• **Aim**:
What follows is a set of entries. Repeat them exactly, but not their pictures.

Plotting code records
# # # # #

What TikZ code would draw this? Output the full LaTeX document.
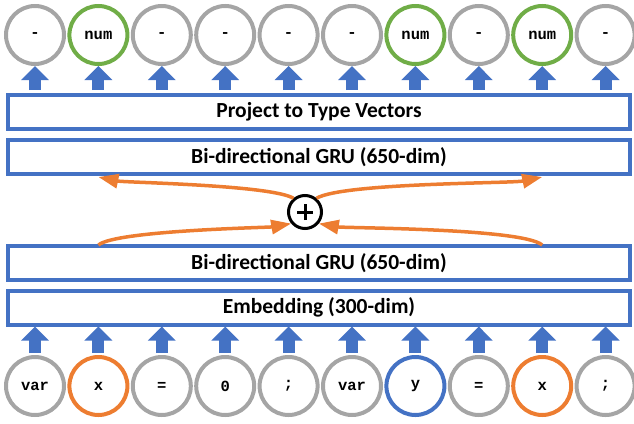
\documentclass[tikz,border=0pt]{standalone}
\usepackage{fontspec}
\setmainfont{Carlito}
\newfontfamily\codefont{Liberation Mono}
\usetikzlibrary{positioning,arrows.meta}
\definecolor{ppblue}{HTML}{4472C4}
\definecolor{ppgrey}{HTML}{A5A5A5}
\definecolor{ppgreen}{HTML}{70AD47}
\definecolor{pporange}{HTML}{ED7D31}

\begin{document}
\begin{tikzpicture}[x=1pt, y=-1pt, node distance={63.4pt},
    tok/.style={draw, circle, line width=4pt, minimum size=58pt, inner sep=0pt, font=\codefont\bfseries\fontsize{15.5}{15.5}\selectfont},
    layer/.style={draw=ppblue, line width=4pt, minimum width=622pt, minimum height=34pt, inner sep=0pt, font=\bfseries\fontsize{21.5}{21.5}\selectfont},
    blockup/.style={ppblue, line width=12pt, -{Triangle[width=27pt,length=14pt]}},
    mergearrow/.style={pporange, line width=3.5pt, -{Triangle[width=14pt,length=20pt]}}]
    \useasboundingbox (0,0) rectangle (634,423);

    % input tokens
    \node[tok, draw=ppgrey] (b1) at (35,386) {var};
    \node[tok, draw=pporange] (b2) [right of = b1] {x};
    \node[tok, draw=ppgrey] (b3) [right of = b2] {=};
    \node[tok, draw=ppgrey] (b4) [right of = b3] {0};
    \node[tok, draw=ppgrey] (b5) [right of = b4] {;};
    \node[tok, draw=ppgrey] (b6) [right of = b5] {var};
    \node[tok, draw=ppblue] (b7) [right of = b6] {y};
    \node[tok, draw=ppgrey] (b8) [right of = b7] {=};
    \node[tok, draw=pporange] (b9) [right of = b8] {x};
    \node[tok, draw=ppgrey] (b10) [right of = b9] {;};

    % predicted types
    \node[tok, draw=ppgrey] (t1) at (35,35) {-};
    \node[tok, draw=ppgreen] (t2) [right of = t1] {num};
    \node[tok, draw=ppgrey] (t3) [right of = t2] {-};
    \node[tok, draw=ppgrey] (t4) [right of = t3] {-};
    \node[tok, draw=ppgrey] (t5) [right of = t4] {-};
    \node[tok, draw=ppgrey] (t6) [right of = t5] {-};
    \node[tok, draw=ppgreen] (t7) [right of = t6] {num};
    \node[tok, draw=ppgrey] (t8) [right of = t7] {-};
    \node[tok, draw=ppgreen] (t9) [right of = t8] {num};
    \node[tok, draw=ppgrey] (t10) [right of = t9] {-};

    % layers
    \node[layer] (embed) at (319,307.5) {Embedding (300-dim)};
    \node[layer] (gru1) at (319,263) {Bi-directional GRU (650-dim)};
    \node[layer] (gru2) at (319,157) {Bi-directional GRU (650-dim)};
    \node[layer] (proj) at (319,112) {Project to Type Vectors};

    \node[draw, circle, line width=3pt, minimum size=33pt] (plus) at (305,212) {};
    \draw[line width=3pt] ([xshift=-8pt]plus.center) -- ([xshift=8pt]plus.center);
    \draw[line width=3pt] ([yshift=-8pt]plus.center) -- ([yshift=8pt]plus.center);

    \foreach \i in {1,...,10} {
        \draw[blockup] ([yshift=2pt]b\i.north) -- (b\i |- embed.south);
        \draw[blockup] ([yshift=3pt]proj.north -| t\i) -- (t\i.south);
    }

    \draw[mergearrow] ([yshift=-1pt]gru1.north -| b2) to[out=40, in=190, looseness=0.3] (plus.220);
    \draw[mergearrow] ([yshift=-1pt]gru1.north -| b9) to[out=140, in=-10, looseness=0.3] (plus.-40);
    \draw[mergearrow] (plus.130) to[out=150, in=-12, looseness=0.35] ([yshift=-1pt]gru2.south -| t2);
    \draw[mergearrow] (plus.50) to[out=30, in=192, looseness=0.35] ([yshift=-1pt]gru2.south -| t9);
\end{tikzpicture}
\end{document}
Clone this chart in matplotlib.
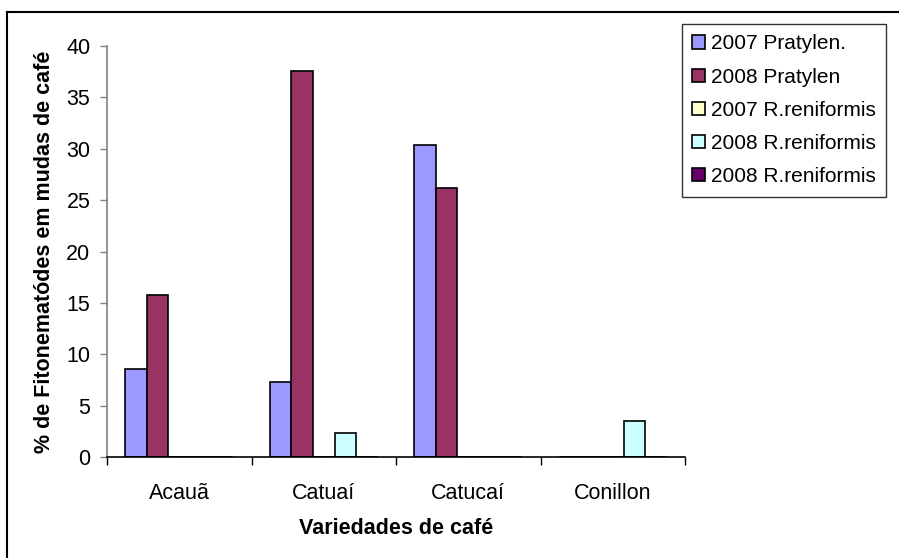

# # # # #

• **Reply to the task**:
What TikZ code would draw this? Output the full LaTeX document.
\documentclass[tikz,border=0pt]{standalone}
\usepackage{fontspec}
\setmainfont{Carlito}
\newfontfamily\codefont{Liberation Mono}
\usetikzlibrary{positioning,arrows.meta}
\definecolor{ppblue}{HTML}{4472C4}
\definecolor{ppgrey}{HTML}{A5A5A5}
\definecolor{ppgreen}{HTML}{70AD47}
\definecolor{pporange}{HTML}{ED7D31}

\begin{document}
\begin{tikzpicture}[x=1pt, y=-1pt, node distance={63.4pt},
    tok/.style={draw, circle, line width=4pt, minimum size=58pt, inner sep=0pt, font=\codefont\bfseries\fontsize{15.5}{15.5}\selectfont},
    layer/.style={draw=ppblue, line width=4pt, minimum width=622pt, minimum height=34pt, inner sep=0pt, font=\bfseries\fontsize{21.5}{21.5}\selectfont},
    blockup/.style={ppblue, line width=12pt, -{Triangle[width=27pt,length=14pt]}},
    mergearrow/.style={pporange, line width=3.5pt, -{Triangle[width=14pt,length=20pt]}}]
    \useasboundingbox (0,0) rectangle (634,423);

    % input tokens
    \node[tok, draw=ppgrey] (b1) at (35,386) {var};
    \node[tok, draw=pporange] (b2) [right of = b1] {x};
    \node[tok, draw=ppgrey] (b3) [right of = b2] {=};
    \node[tok, draw=ppgrey] (b4) [right of = b3] {0};
    \node[tok, draw=ppgrey] (b5) [right of = b4] {;};
    \node[tok, draw=ppgrey] (b6) [right of = b5] {var};
    \node[tok, draw=ppblue] (b7) [right of = b6] {y};
    \node[tok, draw=ppgrey] (b8) [right of = b7] {=};
    \node[tok, draw=pporange] (b9) [right of = b8] {x};
    \node[tok, draw=ppgrey] (b10) [right of = b9] {;};

    % predicted types
    \node[tok, draw=ppgrey] (t1) at (35,35) {-};
    \node[tok, draw=ppgreen] (t2) [right of = t1] {num};
    \node[tok, draw=ppgrey] (t3) [right of = t2] {-};
    \node[tok, draw=ppgrey] (t4) [right of = t3] {-};
    \node[tok, draw=ppgrey] (t5) [right of = t4] {-};
    \node[tok, draw=ppgrey] (t6) [right of = t5] {-};
    \node[tok, draw=ppgreen] (t7) [right of = t6] {num};
    \node[tok, draw=ppgrey] (t8) [right of = t7] {-};
    \node[tok, draw=ppgreen] (t9) [right of = t8] {num};
    \node[tok, draw=ppgrey] (t10) [right of = t9] {-};

    % layers
    \node[layer] (embed) at (319,307.5) {Embedding (300-dim)};
    \node[layer] (gru1) at (319,263) {Bi-directional GRU (650-dim)};
    \node[layer] (gru2) at (319,157) {Bi-directional GRU (650-dim)};
    \node[layer] (proj) at (319,112) {Project to Type Vectors};

    \node[draw, circle, line width=3pt, minimum size=33pt] (plus) at (305,212) {};
    \draw[line width=3pt] ([xshift=-8pt]plus.center) -- ([xshift=8pt]plus.center);
    \draw[line width=3pt] ([yshift=-8pt]plus.center) -- ([yshift=8pt]plus.center);

    \foreach \i in {1,...,10} {
        \draw[blockup] ([yshift=2pt]b\i.north) -- (b\i |- embed.south);
        \draw[blockup] ([yshift=3pt]proj.north -| t\i) -- (t\i.south);
    }

    \draw[mergearrow] ([yshift=-1pt]gru1.north -| b2) to[out=40, in=190, looseness=0.3] (plus.220);
    \draw[mergearrow] ([yshift=-1pt]gru1.north -| b9) to[out=140, in=-10, looseness=0.3] (plus.-40);
    \draw[mergearrow] (plus.130) to[out=150, in=-12, looseness=0.35] ([yshift=-1pt]gru2.south -| t2);
    \draw[mergearrow] (plus.50) to[out=30, in=192, looseness=0.35] ([yshift=-1pt]gru2.south -| t9);
\end{tikzpicture}
\end{document}
Clone this chart in matplotlib.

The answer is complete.